At the end of the ride:

http://youtu.be/D0QX_VDYE8I


----------



## BelgianHammer (Apr 10, 2012)

One of life's sadder parts of living on this side of the pond is missing SoCal or any of S.W USA great, organized rides. Before we came here over a decade ago, we had pitched tent in Mesa and Tuscon for a decade, and only spending summers in Europe at the wife's parents. While in Mesa./Tuscon, we would head over some weekend, spending one night, to do great around SoCal...sure miss the heck out of that ;-(


----------



## myhui (Aug 11, 2012)

https://m.facebook.com/events/1535876346666719


----------



## Hollywood (Jan 16, 2003)

yep! good time for sure. Huge turnout. The pace was controlled by LAPD until the end, but for the most part everyone seemed to enjoy it.
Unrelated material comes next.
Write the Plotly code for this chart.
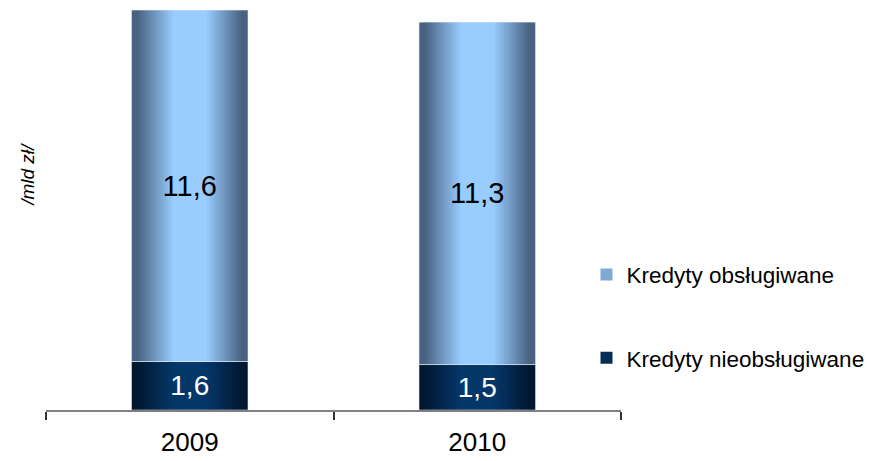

I only saw a couple of crashes but they were minor. My fave was the kid laying in the gutter on San Vicente, still clipped into his bike... and texting someone. Ha.

this was the start at about 5am.


----------



## myhui (Aug 11, 2012)

I'm waiting for the drone video.


----------



## arai_speed (Aug 19, 2003)

I was there - had a blast.

I heard this crash but didn't see it in person.

https://youtu.be/LSkys0iarqQ?t=3m35s


----------